The optical micrograph and schematic setup of a device with 10-stage QZIFM circuitry. There are five grating couplers (GC, labeled by numbers). GC 2 is used as the input. GC 1 couples out half of the total input power, which is measured by detector T. GCs 3 and 5 couple out the lower and upper outputs of the MZI circuit, which are then measured by detectors L and U, respectively. A tunable diode laser (TDL) is used as the light source, and a variable optical attenuator (VOA) is used to attenuate the laser to the single-photon level. A fiber polarization controller (FPC) is used to rotate the polarization of the input light so that it is TE. A set of the same TDL, VOA, and FPC provides a light source to GC 4 for measuring the output coupling differences between GCs 3 and 5. Scale bar is 250 $\mu \text{m}$.

Figure 5

Experimental data of IFM. (a) The transmission spectra of the lower and upper outputs of a device without an absorber [corresponding to Fig. 1]. (b) The transmission spectra with a full absorber present in the upper arm of the interferometer. (c) The result of the two-stage IFM as a function of the reflectivity of the first directional coupler. The black curve is the theoretical prediction as in Fig. 1.

Figure 6

Experimental data of the QZIFM. (a) The transmission spectra of the lower and upper outputs of a ten-stage device without an absorber. (b) The transmission spectra with nine full absorbers present in the upper arm of the interferometer. (c) The results of the 5-, 10-, and 20-stage QZIFMs. The solid black curve is the theoretical prediction of a lossless device.
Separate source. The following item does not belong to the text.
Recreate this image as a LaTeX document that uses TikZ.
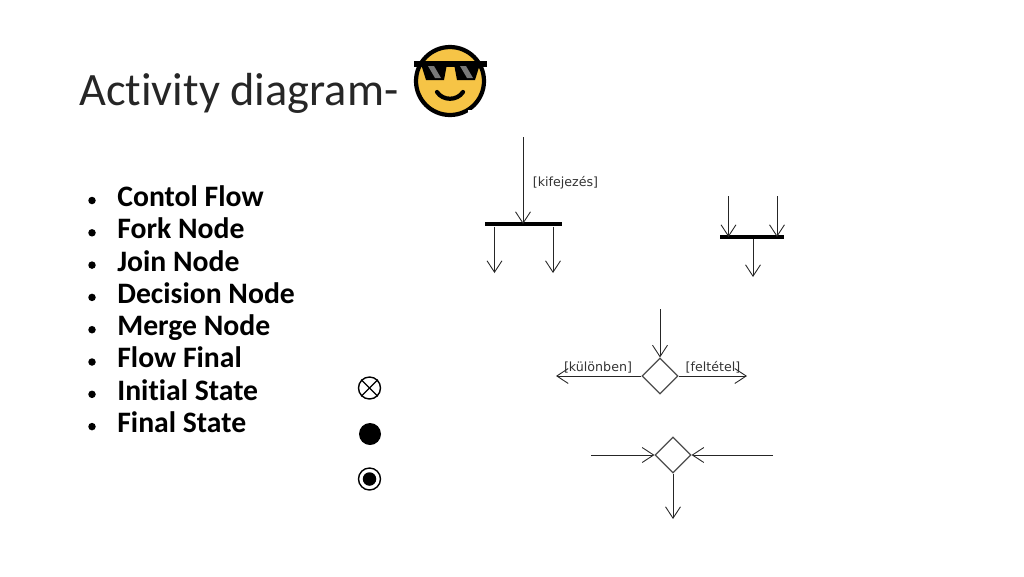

The red dashed and green dotted curves are the predictions with $7.4\%$ and $21.2\%$ loss per stage, respectively. Data for $N=5$ (measured at the wavelength of 1539.75 nm) and 10 (measured at the wavelength of 1527.25 nm) are in good agreement with the red dashed curve. Data for $N=20$ (measured at a wavelength of 1538.645 nm) show higher loss and are in agreement with the green curve [37].

Figure 7

The optical micrographs of (a) a typical two-stage device for IFM and (b) a typical five-stage device for QZIFM.

Figure 8

(a) The optical micrograph of a 20-stage device for a QZIFM. (b) The transmission spectra of the lower and upper outputs of a 20-stage device without an absorber, which corresponds to the situation shown in Fig. 2. (c) The normalized transmission spectra in logarithm scale. (d) The transmission spectra with 19 full absorbers present in the upper arm of the interferometer. Note that this device has the same design as (b), except the gaps between the absorbers and the upper arm of connected interferometers have changed from 10 $\mu \text{m}$ to 190 nm. (e) The normalized transmission spectra in logarithm scale. It is clear that the interference disappeared, which is the signature of QZIFM.